Other recommendations included:
- Developing a notification process to better communicate information to local cities and government agencies, so they can help respond to the emergency.
- Sharing information with the federal Centers for Disease Control and Prevention, the state Department of Public Health, and other agencies.
- Working with doctors, nurses, clinics and other medical providers to vaccinate more at-risk patients, and minimize the chances of another virus outbreak.
The report praised several aspects of the county’s response, including its use of “foot teams” formed by county nurses, homeless service providers and law enforcement to vaccinate homeless populations that live in canyons, parks and riverbeds.
“This strategy proved highly effective in vaccinating those most difficult to reach, and the county has since shared information about how to conduct foot teams with numerous jurisdictions across the U.S.,” the report stated.
The last recommendation suggested the county, “Pursue broader solutions to addressing homelessness and illicit drug use.”
Homeless advocate Michael McConnell said the last recommendation should be the most important strategy moving forward.
McConnell was very critical of the county for what he feels was an unacceptably slow response to the Hepatitis A crisis.
"The homeless have built communities on our streets where the Hepatitis A crisis festered. So we have to look at what's led to that, and how we're going to do something to solve the homeless crisis," McConnell said.

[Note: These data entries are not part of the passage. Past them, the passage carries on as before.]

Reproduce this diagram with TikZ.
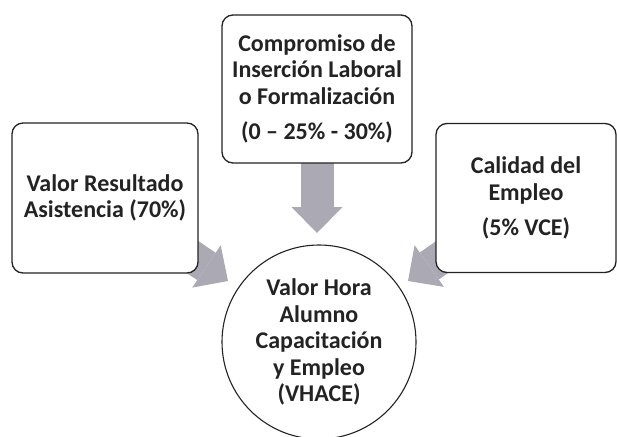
\documentclass[tikz,border=0pt]{standalone}
\usepackage{fontspec}
\setmainfont{Carlito}
\usetikzlibrary{arrows.meta,backgrounds}

\definecolor{arrowgray}{RGB}{170,169,180}
\definecolor{inkdark}{RGB}{35,35,35}

\tikzset{
	box/.style={draw=inkdark, line width=1.3pt, rounded corners=11pt, fill=white,
		align=center, inner sep=0pt, text=inkdark,
		font=\bfseries\fontsize{24}{26.5}\selectfont},
	hub/.style={box, circle, rounded corners=0pt, line width=1.1pt},
	fatarrow/.style={draw=arrowgray, line width=33pt,
		-{Triangle[width=51pt, length=26pt, line width=0pt]}}
}

\begin{document}
\begin{tikzpicture}[x=1pt, y=-1pt]
		\useasboundingbox (0,0) rectangle (617,436);

		\node[box, minimum width=190pt, minimum height=148pt] (insercion) at (317,89)
			{Compromiso de\\Inserción Laboral\\o Formalización\\[9pt](0 – 25\% - 30\%)};
		\node[box, minimum width=186pt, minimum height=150pt] (asistencia) at (105,198)
			{Valor Resultado\\Asistencia (70\%)};
		\node[box, minimum width=180pt, minimum height=149pt] (calidad) at (526,198)
			{Calidad del\\Empleo\\[9pt](5\% VCE)};
		\node[hub, minimum size=194pt] (vhace) at (319,342)
			{Valor Hora\\Alumno\\Capacitación\\y Empleo\\(VHACE)};

		\coordinate (toptip) at (317,233);
		\coordinate (lefttip) at (228,281);
		\coordinate (righttip) at (408,281);

		% arrows go under the boxes
		\begin{scope}[on background layer]
			\draw[fatarrow] (insercion.center) -- (toptip);
			\draw[fatarrow] (asistencia.center) -- (lefttip);
			\draw[fatarrow] (calidad.center) -- (righttip);
		\end{scope}
	\end{tikzpicture}
\end{document}
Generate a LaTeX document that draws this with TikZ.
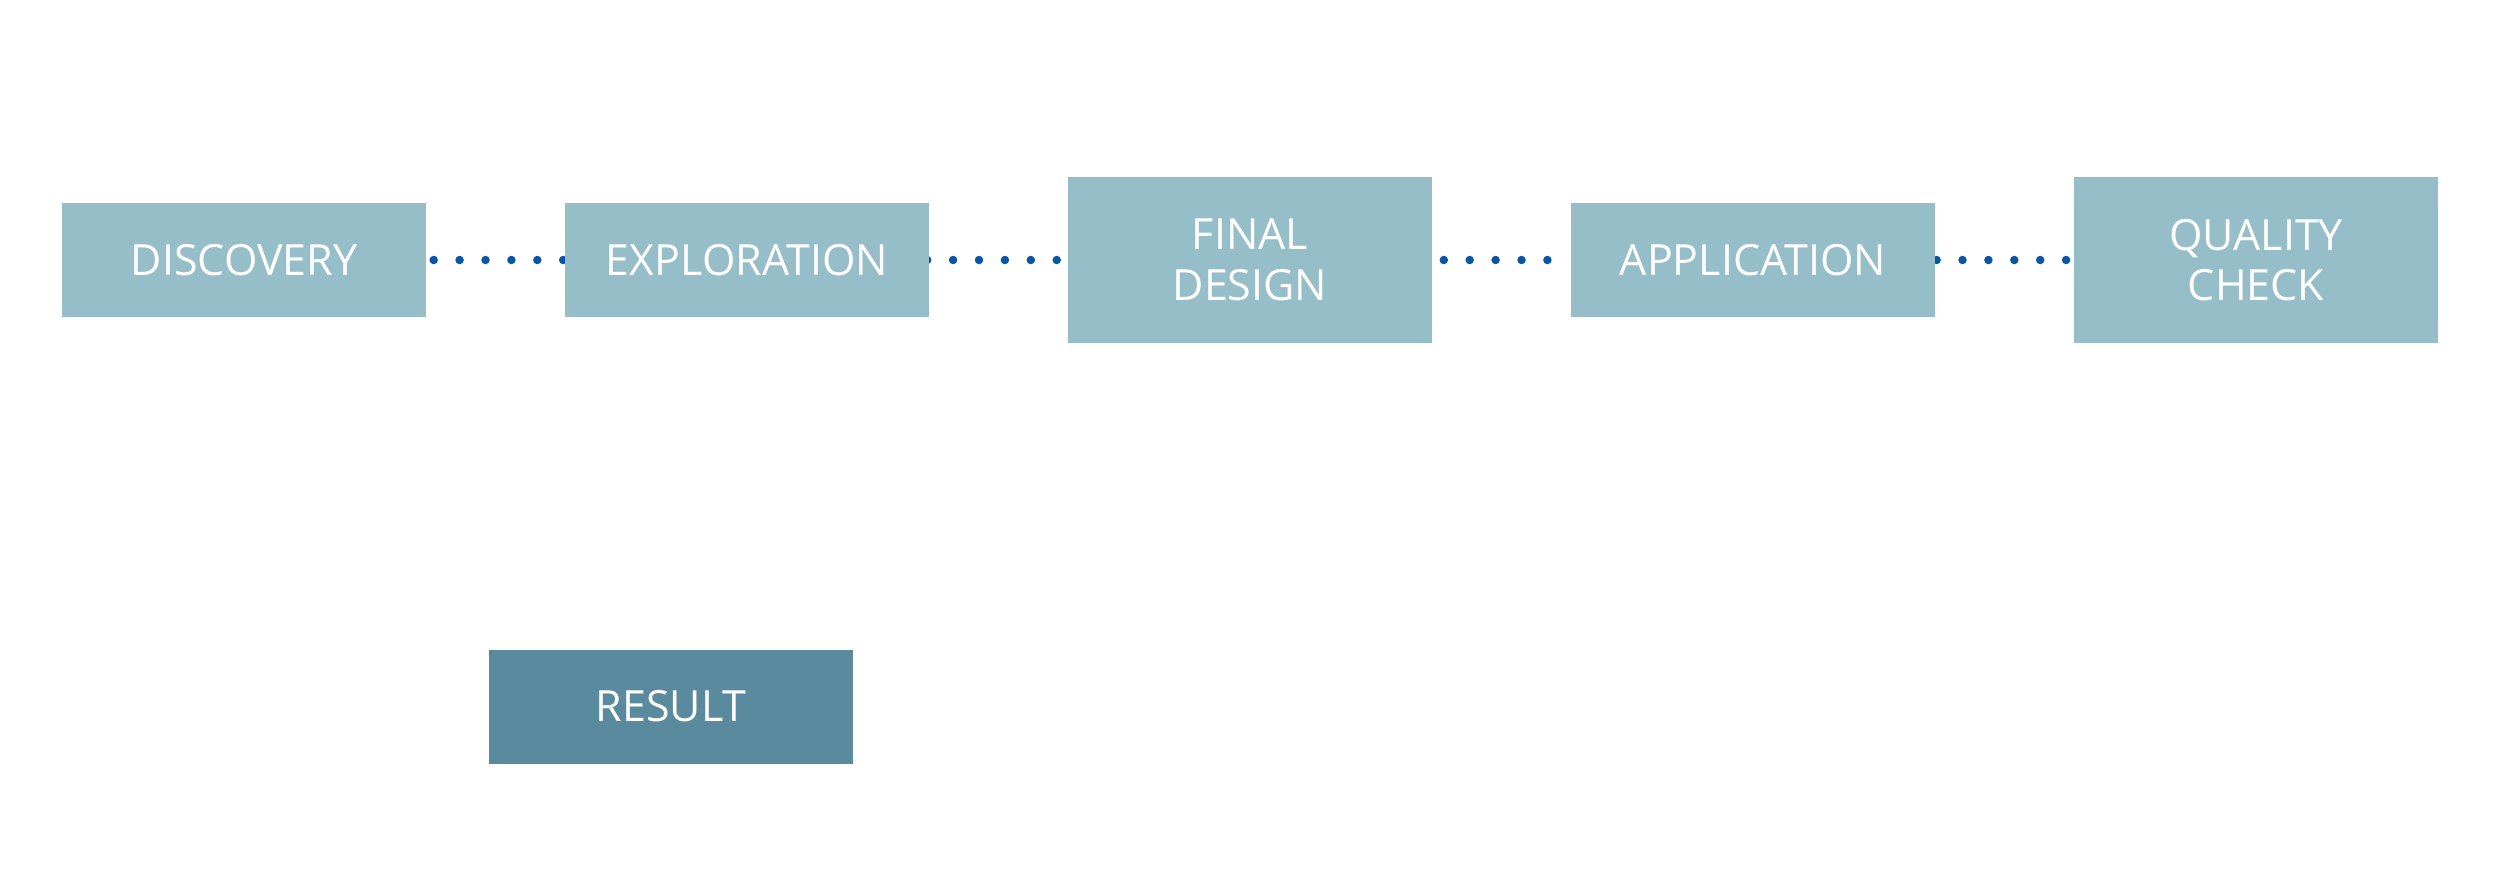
\documentclass[tikz,border=0pt]{standalone}
\usepackage{fontspec}
\setmainfont{Open Sans}
\usetikzlibrary{backgrounds}
\definecolor{boxlight}{HTML}{96BEC8}
\definecolor{boxdark}{HTML}{5A8A9D}
\definecolor{dotblue}{HTML}{0A55A5}
\tikzset{
  stage/.style={fill=boxlight, draw=none, inner sep=0pt, minimum width=364pt,
    minimum height=114pt, text=white, align=center,
    font=\fontsize{43pt}{50.5pt}\selectfont},
  tallstage/.style={stage, minimum height=166pt},
  resultbox/.style={stage, fill=boxdark},
  dotline/.style={draw=dotblue, line width=8.5pt, line cap=round,
    dash pattern=on 0pt off 25.9pt}
}
\begin{document}
\begin{tikzpicture}[x=1pt, y=-1pt]
\useasboundingbox (0,0) rectangle (2500,868);
\node[stage] (disc) at (244,260) {DISCOVERY};
\node[stage] (expl) at (747,260) {EXPLORATION};
\node[tallstage] (final) at (1250,260) {FINAL\\DESIGN};
\node[stage] (appl) at (1753,260) {APPLICATION};
\node[tallstage] (qual) at (2256,260) {QUALITY\\CHECK};
\node[resultbox] (res) at (671,706.5) {RESULT};
\begin{scope}[on background layer]
\fill[white] (0,0) rectangle (2500,868);
\draw[dotline] ([xshift=7.5pt]disc.east) -- (expl.west);
\draw[dotline] ([xshift=-2pt]expl.east) -- (final.west);
\draw[dotline] ([xshift=11.6pt]final.east) -- (appl.west);
\draw[dotline] ([xshift=1.4pt]appl.east) -- (qual.west);
\end{scope}
\end{tikzpicture}
\end{document}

McConnell said the county cannot honestly critique its own performance in the crisis, and he strongly endorses Assemblyman Todd Gloria’s request of a state audit of the city and county’s response to the Hepatitis A outbreak.
"There is no over-arching regional strategy, plan, goal or vision to reduce homelessness, even though we’re feeding the system with hundreds of millions of dollars annually,” McConnell said.
The county said its report was not intended to discuss the “broader issues of homelessness or illegal drug use or poverty,” but does acknowledge the importance of confronting those problems.
The report says the county has expended “significant resources” to the problem, and works with the Regional Task Force on Homelessness, the San Diego Housing Commission, and other agencies and service providers to “improve services and systems for people struggling with homelessness, mental health issues, addiction and poverty.
According to the report, the Hepatitis A outbreak has cost county taxpayers $12.5 million as of April 30th.